= Aim of the task =
Pictures must not be retyped. Return exactly the lines from the one with "Reproduce this chart with Plotly.js." through the one with "const swatchEdge = ['#403d32', '#85845f', '#5f5f45', '#96703f'];", both included, and no others.
┄┄┄┄┄┄┄┄┄┄┄┄┄┄┄┄┄┄┄┄
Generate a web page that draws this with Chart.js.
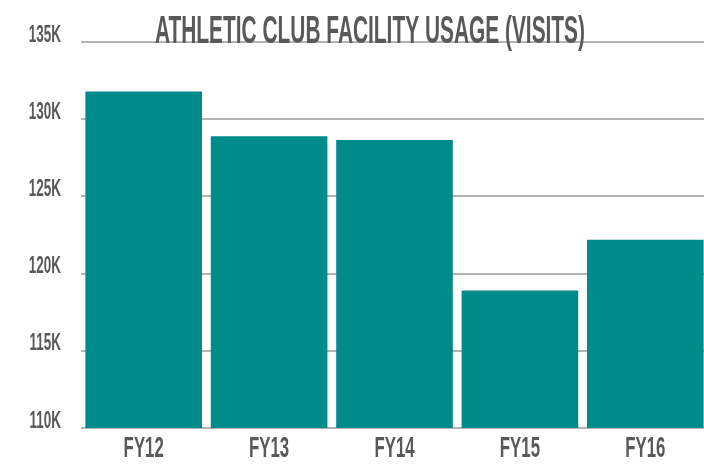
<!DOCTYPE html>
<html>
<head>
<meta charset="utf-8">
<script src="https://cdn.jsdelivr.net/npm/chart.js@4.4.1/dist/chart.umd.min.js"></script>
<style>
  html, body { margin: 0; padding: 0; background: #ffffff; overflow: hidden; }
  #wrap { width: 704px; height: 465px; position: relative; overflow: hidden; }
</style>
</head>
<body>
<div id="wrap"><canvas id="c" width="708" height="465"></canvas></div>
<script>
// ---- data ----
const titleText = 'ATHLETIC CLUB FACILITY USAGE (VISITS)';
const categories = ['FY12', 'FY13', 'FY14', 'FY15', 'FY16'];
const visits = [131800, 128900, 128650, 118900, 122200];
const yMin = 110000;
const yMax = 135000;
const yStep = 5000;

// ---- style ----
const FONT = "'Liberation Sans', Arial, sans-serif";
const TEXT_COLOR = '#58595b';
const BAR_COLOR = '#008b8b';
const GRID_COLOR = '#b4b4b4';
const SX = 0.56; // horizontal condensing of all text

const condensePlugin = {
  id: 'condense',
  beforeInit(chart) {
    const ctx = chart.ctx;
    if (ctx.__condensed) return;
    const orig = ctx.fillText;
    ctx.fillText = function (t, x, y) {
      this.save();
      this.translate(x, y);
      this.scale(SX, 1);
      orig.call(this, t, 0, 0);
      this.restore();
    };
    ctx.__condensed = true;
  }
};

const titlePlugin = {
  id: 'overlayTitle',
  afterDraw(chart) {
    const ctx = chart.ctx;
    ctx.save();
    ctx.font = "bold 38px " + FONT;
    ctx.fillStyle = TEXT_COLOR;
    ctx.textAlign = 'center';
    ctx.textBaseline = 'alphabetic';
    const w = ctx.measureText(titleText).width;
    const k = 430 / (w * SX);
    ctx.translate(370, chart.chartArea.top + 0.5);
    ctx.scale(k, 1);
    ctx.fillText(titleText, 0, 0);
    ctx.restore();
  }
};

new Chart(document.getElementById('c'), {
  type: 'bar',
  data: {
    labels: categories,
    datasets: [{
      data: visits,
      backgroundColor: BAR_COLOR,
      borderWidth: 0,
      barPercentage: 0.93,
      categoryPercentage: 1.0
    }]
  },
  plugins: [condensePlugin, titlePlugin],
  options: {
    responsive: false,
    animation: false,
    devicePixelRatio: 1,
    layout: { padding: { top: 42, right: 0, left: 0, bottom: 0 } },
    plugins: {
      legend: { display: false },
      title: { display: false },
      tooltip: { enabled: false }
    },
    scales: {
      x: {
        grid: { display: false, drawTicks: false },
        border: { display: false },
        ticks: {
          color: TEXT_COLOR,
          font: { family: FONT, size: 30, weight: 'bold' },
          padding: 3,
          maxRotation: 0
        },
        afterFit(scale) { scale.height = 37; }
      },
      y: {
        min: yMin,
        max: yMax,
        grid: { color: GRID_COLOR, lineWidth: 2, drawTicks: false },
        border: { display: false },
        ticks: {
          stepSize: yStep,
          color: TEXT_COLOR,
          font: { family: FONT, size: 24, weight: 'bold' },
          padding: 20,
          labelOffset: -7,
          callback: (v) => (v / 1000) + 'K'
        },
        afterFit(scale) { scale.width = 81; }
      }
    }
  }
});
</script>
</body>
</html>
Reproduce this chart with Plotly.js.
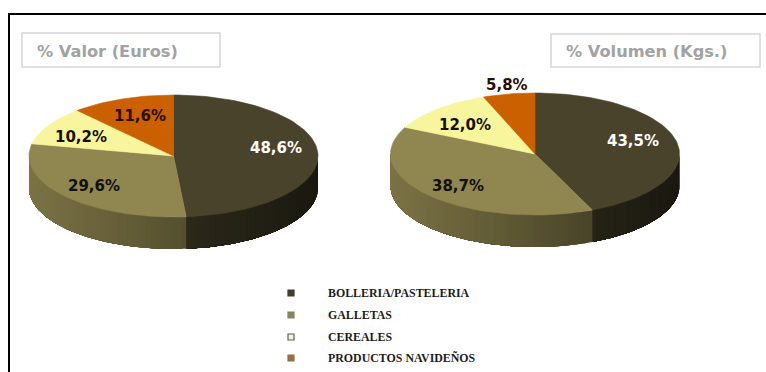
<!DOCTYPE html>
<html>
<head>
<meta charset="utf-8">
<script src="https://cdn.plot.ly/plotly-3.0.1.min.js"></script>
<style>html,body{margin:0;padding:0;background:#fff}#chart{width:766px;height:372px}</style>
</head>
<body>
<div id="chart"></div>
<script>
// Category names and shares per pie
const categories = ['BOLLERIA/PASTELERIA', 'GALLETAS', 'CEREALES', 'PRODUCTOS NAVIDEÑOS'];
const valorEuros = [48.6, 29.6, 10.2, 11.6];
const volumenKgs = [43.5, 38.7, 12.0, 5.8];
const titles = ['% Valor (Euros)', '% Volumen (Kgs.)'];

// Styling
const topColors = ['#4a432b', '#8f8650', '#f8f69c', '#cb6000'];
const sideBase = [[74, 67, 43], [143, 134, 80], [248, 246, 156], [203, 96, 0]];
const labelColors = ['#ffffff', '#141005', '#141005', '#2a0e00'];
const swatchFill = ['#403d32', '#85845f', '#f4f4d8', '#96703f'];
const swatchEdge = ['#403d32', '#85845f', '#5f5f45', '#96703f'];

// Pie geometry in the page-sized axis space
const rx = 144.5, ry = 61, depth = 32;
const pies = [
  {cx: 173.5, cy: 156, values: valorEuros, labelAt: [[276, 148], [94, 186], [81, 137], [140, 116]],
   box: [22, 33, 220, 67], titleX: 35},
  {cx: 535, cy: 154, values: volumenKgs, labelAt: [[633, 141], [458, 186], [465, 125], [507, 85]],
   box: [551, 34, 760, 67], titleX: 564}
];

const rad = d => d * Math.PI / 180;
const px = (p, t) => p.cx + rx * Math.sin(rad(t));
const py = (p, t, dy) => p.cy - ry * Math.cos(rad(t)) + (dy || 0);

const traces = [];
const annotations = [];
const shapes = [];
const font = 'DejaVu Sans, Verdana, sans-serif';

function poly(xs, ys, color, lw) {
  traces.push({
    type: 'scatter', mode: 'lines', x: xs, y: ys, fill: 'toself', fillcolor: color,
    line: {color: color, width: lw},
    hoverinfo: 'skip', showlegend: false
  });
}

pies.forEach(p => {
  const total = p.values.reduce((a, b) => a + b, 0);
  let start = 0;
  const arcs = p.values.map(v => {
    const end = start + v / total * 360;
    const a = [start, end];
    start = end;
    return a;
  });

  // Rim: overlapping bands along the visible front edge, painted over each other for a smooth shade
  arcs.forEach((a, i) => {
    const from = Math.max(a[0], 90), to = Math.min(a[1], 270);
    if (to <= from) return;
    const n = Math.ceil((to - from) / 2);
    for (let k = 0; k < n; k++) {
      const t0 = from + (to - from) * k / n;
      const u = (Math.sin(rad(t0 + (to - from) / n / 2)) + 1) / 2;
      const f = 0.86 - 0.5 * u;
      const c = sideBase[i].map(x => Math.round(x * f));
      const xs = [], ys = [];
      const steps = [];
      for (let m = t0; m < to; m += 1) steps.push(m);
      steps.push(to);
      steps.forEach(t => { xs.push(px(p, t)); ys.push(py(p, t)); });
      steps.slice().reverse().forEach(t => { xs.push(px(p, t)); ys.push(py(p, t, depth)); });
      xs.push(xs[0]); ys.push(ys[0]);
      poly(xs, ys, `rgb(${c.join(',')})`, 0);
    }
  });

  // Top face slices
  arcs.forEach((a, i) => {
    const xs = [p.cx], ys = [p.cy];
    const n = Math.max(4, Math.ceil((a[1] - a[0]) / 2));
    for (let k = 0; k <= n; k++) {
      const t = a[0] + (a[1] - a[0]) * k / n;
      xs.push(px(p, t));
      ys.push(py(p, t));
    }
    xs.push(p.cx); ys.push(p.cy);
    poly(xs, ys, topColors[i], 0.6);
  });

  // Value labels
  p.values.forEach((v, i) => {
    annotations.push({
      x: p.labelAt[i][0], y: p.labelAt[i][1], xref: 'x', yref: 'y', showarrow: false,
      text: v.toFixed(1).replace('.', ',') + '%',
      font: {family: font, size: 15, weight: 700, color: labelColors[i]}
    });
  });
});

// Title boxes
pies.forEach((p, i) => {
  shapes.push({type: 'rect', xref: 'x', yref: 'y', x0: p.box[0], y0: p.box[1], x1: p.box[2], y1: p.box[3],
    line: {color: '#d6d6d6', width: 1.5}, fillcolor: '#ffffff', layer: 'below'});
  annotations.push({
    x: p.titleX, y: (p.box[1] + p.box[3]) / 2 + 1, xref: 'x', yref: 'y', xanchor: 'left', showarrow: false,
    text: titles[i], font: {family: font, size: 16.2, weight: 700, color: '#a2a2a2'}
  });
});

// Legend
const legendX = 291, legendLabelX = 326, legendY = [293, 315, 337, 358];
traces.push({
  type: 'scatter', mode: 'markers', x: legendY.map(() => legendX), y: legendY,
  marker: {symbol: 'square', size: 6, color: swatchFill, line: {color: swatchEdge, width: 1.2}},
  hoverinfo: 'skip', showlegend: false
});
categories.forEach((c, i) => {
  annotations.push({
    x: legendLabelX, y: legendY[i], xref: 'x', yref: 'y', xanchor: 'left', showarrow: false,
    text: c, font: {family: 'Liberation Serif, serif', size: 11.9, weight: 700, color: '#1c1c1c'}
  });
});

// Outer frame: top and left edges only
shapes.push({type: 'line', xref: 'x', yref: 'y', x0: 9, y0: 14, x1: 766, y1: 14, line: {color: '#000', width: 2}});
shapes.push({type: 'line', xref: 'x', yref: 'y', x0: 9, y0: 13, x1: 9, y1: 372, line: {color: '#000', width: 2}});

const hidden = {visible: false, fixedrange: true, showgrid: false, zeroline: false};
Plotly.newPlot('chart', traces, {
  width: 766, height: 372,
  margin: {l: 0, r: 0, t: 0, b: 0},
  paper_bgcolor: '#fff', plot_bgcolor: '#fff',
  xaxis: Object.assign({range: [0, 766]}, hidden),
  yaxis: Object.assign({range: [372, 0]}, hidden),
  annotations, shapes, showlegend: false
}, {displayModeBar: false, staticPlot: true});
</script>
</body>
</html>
┄┄┄┄┄┄┄┄┄┄┄┄┄┄┄┄┄┄┄┄
= Finished answer =
Reproduce this chart with Plotly.js.
<!DOCTYPE html>
<html>
<head>
<meta charset="utf-8">
<script src="https://cdn.plot.ly/plotly-3.0.1.min.js"></script>
<style>html,body{margin:0;padding:0;background:#fff}#chart{width:766px;height:372px}</style>
</head>
<body>
<div id="chart"></div>
<script>
// Category names and shares per pie
const categories = ['BOLLERIA/PASTELERIA', 'GALLETAS', 'CEREALES', 'PRODUCTOS NAVIDEÑOS'];
const valorEuros = [48.6, 29.6, 10.2, 11.6];
const volumenKgs = [43.5, 38.7, 12.0, 5.8];
const titles = ['% Valor (Euros)', '% Volumen (Kgs.)'];

// Styling
const topColors = ['#4a432b', '#8f8650', '#f8f69c', '#cb6000'];
const sideBase = [[74, 67, 43], [143, 134, 80], [248, 246, 156], [203, 96, 0]];
const labelColors = ['#ffffff', '#141005', '#141005', '#2a0e00'];
const swatchFill = ['#403d32', '#85845f', '#f4f4d8', '#96703f'];
const swatchEdge = ['#403d32', '#85845f', '#5f5f45', '#96703f'];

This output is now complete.